SHE TAUGHT HERSELF TO PLAY PIANO AND WROTE SONGS!!
was a myspace queen tbh. technically speaking, she has more work out there than the three listed albums (i mean, we got mermaid v. sailor, the crown jewels, etc., etc., bUT)
decided “bitch i’m gonna make smth of this” and,,, did. so when she was 19 ‘the family jewels’ was released and,, like,, she decided “wow time to go be an american!!! i love bald eagles!!!”

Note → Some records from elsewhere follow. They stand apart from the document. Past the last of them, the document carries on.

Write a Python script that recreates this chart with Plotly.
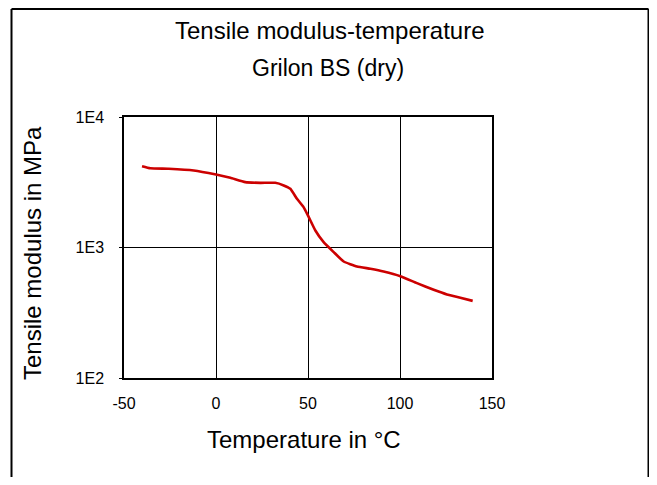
import plotly.graph_objects as go

# Data
temperature_c = [-40.2, -35.7, -25.7, -12.1, 0.0, 7.8, 15.9, 24.1, 32.2, 36.8, 40.4, 44.0,
                 47.6, 50.4, 54.0, 58.5, 64.0, 69.4, 76.6, 83.9, 91.1, 100.2, 109.2,
                 118.3, 125.5, 132.8, 139.5]
modulus_mpa = [4200, 4050, 4010, 3890, 3620, 3420, 3170, 3130, 3130, 2990, 2815, 2360,
               2040, 1710, 1350, 1100, 921, 781, 715, 687, 655, 603, 533,
               474, 437, 412, 390]

x_tick_vals = [-50, 0, 50, 100, 150]
x_tick_text = ["-50", "0", "50", "100", "150"]
y_tick_vals = [100, 1000, 10000]
y_tick_text = ["1E2", "1E3", "1E4"]

title_line1 = "Tensile modulus-temperature"
title_line2 = "Grilon BS (dry)"
x_title = "Temperature in °C"
y_title = "Tensile modulus in MPa"

FONT = "Liberation Sans, Arial, sans-serif"

fig = go.Figure()
fig.add_trace(go.Scatter(
    x=temperature_c, y=modulus_mpa, mode="lines",
    line=dict(color="#cc0000", width=2.6, shape="spline", smoothing=0.4),
    showlegend=False, hoverinfo="skip",
))

# page body has an 8px margin; work in screen pixels and convert
OFF = 8
W, H = 657 - OFF, 485 - 2 * OFF
L, T = 124 - OFF, 117 - OFF
R = W - (492 - OFF)
B = H - (378 - OFF)
pw, ph = W - L - R, H - T - B

def px(xs):
    return (xs - OFF - L) / pw

def py(ys):
    return (H - B - (ys - OFF)) / ph

border = dict(color="black", width=2)
x_left, x_right = px(11.5), px(648.5)
y_top, y_bot = py(9), py(520)

fig.update_layout(
    width=W, height=H,
    margin=dict(l=L, r=R, t=T, b=B, autoexpand=False),
    paper_bgcolor="white", plot_bgcolor="white",
    font=dict(family=FONT, color="black"),
    xaxis=dict(
        range=[-50, 150], tickvals=x_tick_vals, ticktext=x_tick_text,
        showgrid=True, gridcolor="black", gridwidth=1,
        showline=True, linecolor="black", linewidth=1.5, mirror=True,
        ticks="", zeroline=False, tickfont=dict(size=16, family=FONT),
        ticklabelstandoff=10,
    ),
    yaxis=dict(
        type="log", range=[2, 4], tickvals=y_tick_vals, ticktext=y_tick_text,
        showgrid=True, gridcolor="black", gridwidth=1,
        showline=True, linecolor="black", linewidth=1.5, mirror=True,
        ticks="outside", ticklen=3, tickcolor="black",
        zeroline=False, tickfont=dict(size=16, family=FONT),
        ticklabelstandoff=12,
    ),
    shapes=[
        dict(type="line", xref="paper", yref="paper", x0=x_left, x1=x_left,
             y0=y_bot, y1=y_top, line=border, layer="above"),
        dict(type="line", xref="paper", yref="paper", x0=x_right, x1=x_right,
             y0=y_bot, y1=y_top, line=border, layer="above"),
        dict(type="line", xref="paper", yref="paper", x0=x_left, x1=x_right,
             y0=y_top, y1=y_top, line=border, layer="above"),
    ],
    annotations=[
        dict(text=title_line1, xref="paper", yref="paper", x=px(329), y=py(30),
             xanchor="center", yanchor="middle", showarrow=False,
             font=dict(size=24, family=FONT)),
        dict(text=title_line2, xref="paper", yref="paper", x=px(328), y=py(68),
             xanchor="center", yanchor="middle", showarrow=False,
             font=dict(size=23, family=FONT)),
        dict(text=x_title, xref="paper", yref="paper", x=px(304), y=py(439),
             xanchor="center", yanchor="middle", showarrow=False,
             font=dict(size=24, family=FONT)),
        dict(text=y_title, xref="paper", yref="paper", x=px(32), y=py(253),
             xanchor="center", yanchor="middle", showarrow=False, textangle=-90,
             font=dict(size=24, family=FONT)),
    ],
)

fig.write_html("out.html")
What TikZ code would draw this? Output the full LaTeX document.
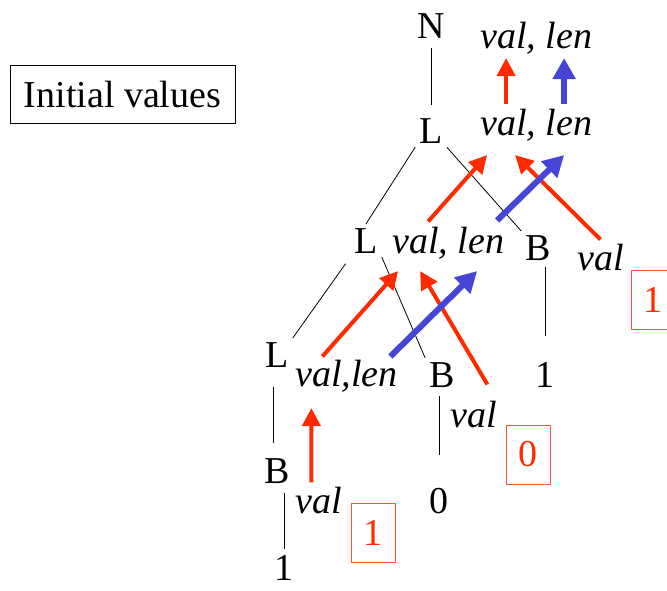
\documentclass[tikz,border=0pt]{standalone}
\usepackage{fontspec}
\setmainfont{Liberation Serif}
\usetikzlibrary{arrows.meta,calc}
\definecolor{hot}{HTML}{FF2A00}
\definecolor{cool}{HTML}{4646D6}
\definecolor{boxred}{HTML}{FF5030}
\tikzset{
  lbl/.style={inner sep=4pt,font=\fontsize{38}{40}\selectfont,anchor=base},
  vv/.style={lbl,font=\fontsize{38}{40}\selectfont\itshape,anchor=base west},
  ibox/.style={draw=black,line width=.8pt,minimum width=225pt,minimum height=58pt,inner sep=0pt,font=\fontsize{38}{40}\selectfont},
  rbox/.style={draw=boxred,line width=.8pt,minimum width=44pt,minimum height=59pt,inner sep=0pt,text=hot,font=\fontsize{38}{40}\selectfont},
  edge/.style={draw=black,line width=.8pt},
  rar/.style={-{Triangle[length=18pt,width=18pt]},draw=hot,line width=4pt},
  bar/.style={-{Triangle[length=21pt,width=22pt]},draw=cool,line width=6pt},
}
\begin{document}
\begin{tikzpicture}[x=1pt,y=-1pt]
  \useasboundingbox (0,0) rectangle (667,590);
  \node[ibox] (init) at (122.5,94) {Initial values};

  % tree nodes
  \node[lbl] (N) at (431,38) {N};
  \node[lbl] (L1) at (431,143) {L};
  \node[lbl] (L2) at (366,253) {L};
  \node[lbl] (B2) at (538,260) {B};
  \node[lbl] (one2) at (545,387) {1};
  \node[lbl] (L3) at (277,367) {L};
  \node[lbl] (B3) at (442,387) {B};
  \node[lbl] (zero3) at (439,513) {0};
  \node[lbl] (B4) at (277,483) {B};
  \node[lbl,inner sep=2pt] (one4) at (284,580) {1};

  % values
  \node[vv] (vl0) at (476,48) {val, len};
  \node[vv] (vl1) at (476,135) {val, len};
  \node[vv] (vl2) at (388,253) {val, len};
  \node[vv] (vl3) at (291,386) {val,len};
  \node[vv] (lv2) at (573,270) {val};
  \node[vv] (lv3) at (446,427) {val};
  \node[vv] (lv4) at (291,513) {val};

  \node[rbox] (bx2) at (653,299.5) {1};
  \node[rbox] (bx3) at (528,454.5) {0};
  \node[rbox] (bx4) at (373,532.5) {1};

  % edges
  \draw[edge,shorten <=6pt,shorten >=9pt] (N) -- (L1);
  \draw[edge] (L1.south west) -- (L2.north);
  \draw[edge] (L1.south east) -- (B2.north west);
  \draw[edge,shorten <=3pt,shorten >=22pt] (B2.south -| one2) -- (one2.north);
  \draw[edge,shorten <=8pt] (L2.south west) -- (L3.north east);
  \draw[edge] (L2.south east) -- (B3.north west);
  \draw[edge,shorten <=16pt,shorten >=11pt] ([xshift=-4pt]L3.south) -- ([xshift=-4pt]B4.north);
  \draw[edge,shorten <=6pt,shorten >=4pt] (B4.south -| one4) -- (one4.north);
  \draw[edge,shorten <=5pt,shorten >=29pt] (B3.south -| zero3) -- (zero3.north);

  % passing values up
  \draw[rar] ([xshift=-30pt]vl1.north) -- ([xshift=-30pt]vl0.south);
  \draw[rar] ($(vl2.north)+(-20,-1)$) -- ($(vl1.south)+(-49,10)$);
  \draw[rar] (lv2.north) -- ($(vl1.south)+(-21,10)$);
  \draw[rar] ($(vl3.north)+(-24,1)$) -- ($(vl2.south)+(-50,8)$);
  \draw[rar] ($(lv3.north)+(14,-12)$) -- ($(vl2.south)+(-28,8)$);
  \draw[rar] ($(lv4.north)+(-7,0)$) -- ($(vl3.south)+(-35,12)$);
  \draw[bar] ([xshift=28pt]vl1.north) -- ([xshift=28pt]vl0.south);
  \draw[bar] ($(vl2.north)+(49,-2)$) -- ($(vl1.south)+(28,10)$);
  \draw[bar] ($(vl3.north)+(44,1)$) -- ($(vl2.south)+(29,8)$);
\end{tikzpicture}
\end{document}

so i figure the rest is kind of history?? i think i’ll be going in chronological order with the albums (in that a few years after that ‘electra heart’ was released, then ‘froot’, then a hiatus which we do NOT stan, then coming back with a leak ksksksks. BUT i may switch up electra and froot i’m not quite sure yet??)
ya! 
PERSONALITY
VERSATILE: ok so she never really does things quite the same ? alexa, play ‘can’t pin me down’ by marina (and the diamonds) dahlia angelis. musically speaking, she really loves experimenting with different sounds. overall, she is still considered indie-pop, but we had some good new-wave pop in ‘the family jewels’, we had some good electropop in ‘electra heart’, we had some good general versatility in ‘froot’ (compare the song ‘froot’ to ‘immortal’ like we were boppin then we were havin an existential crisis). does not like keeping things the same in her music. does not like being compared to other artists bc?? everyone!! is different!! generally speaking, she’s just a very?? open person?? not as in emotionally open, open book – all that, as in willing to try pretty much anything?? as long as it’s not her actual routine, if a wrench is thrown in her plans, a bitch don’t care as long as the wrench ain’t smth dumb. here for a good time, not a long time.

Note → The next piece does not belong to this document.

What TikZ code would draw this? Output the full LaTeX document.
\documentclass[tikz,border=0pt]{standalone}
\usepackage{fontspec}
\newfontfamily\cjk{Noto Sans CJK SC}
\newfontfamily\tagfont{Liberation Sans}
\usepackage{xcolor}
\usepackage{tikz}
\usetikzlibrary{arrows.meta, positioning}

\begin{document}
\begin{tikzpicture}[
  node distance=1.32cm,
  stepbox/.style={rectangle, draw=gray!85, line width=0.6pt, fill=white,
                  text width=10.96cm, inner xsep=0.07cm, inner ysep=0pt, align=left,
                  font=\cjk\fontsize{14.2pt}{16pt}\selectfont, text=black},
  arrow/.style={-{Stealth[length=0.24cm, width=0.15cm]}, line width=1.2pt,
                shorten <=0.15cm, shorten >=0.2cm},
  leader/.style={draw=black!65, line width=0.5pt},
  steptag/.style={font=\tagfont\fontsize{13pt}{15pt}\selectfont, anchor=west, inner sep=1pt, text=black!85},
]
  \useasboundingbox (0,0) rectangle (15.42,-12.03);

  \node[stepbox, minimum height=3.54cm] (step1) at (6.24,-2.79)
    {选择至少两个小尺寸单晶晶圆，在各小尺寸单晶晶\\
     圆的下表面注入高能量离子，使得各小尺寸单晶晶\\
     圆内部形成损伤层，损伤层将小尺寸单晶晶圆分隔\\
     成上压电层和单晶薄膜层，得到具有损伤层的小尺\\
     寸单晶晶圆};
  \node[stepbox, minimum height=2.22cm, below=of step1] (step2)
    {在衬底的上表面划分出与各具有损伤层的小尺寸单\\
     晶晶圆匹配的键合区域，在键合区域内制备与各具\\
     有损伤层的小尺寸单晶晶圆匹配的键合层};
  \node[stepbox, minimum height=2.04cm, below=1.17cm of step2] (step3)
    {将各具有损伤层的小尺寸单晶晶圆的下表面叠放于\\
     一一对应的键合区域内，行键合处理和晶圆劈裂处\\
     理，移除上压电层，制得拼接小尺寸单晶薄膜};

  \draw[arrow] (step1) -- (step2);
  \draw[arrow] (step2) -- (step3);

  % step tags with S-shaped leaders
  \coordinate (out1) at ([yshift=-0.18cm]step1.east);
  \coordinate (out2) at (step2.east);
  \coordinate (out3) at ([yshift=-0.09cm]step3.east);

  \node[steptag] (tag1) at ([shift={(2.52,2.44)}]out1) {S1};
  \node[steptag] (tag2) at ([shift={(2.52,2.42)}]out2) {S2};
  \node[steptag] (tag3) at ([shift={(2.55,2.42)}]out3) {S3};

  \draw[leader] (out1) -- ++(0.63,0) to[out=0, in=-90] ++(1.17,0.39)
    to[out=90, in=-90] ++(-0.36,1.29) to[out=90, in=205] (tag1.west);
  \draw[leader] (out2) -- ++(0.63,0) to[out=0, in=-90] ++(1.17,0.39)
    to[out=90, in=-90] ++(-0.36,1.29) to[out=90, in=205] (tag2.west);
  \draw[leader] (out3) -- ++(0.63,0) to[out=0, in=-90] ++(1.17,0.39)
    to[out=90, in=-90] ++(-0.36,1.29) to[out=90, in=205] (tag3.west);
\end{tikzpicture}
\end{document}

INTUITIVE: ok so she got really into trying to read people and tbh psychoanalyze them ( alexa, play ‘savages’ by marina (and the diamonds) dahlia angelis ) after leaving that. town. with a name she doesn’t even recall?? wbk a bitch would speak up abt it if she could so that all of the women could be fckin saved but she j doesn’t remember anything abt it!! other than the environment in general!! what’s the name?? besides somewhere in wales, what’s the location?? she doesn’t know!! mainly bc i don’t!! and also for the sake of her not actually saying anything abt it willingly!! anyway!! she really does her best to read people and situations in order to analyze like?? the safety aspect, the other person’s stance, etc. doesn’t always work, but she tries. is pretty good at it, but no pro.
OBSESSIVE: ok so y’all see up there me talking abt routines?? there are two (2) ways in which girly is obsessive. first, a literal manner. routines that need to be done so the world doesn’t fall apart. i mean, we stan obscured brain chemistry, but we also stan horrible environments that just exacerbate it, even into adulthood, in the end ( alexa, play ‘obsessions’ by marina (and the diamonds) dahlia angelis. ) (also, i feel i should clear the possible iffy-ness this would have by saying that i’ve got ocd and will, therefore, be portraying it in a manner similar to mine so that it doesn’t come across as offensive to anyone else who may have a different form?? but most of the ‘routines’ won’t be very prominent in interactions). second, music!! when she gets started on a new project, -the mask vc- try ta’ stop [her]! -end vc- . will live in the studio until everything is complete and perfect. will spend her free time writing lyrics she knows she’ll never use bc?? why not?? gotta get that practice in!! can also apply to any other project types, but ofc the main ones would be music related so??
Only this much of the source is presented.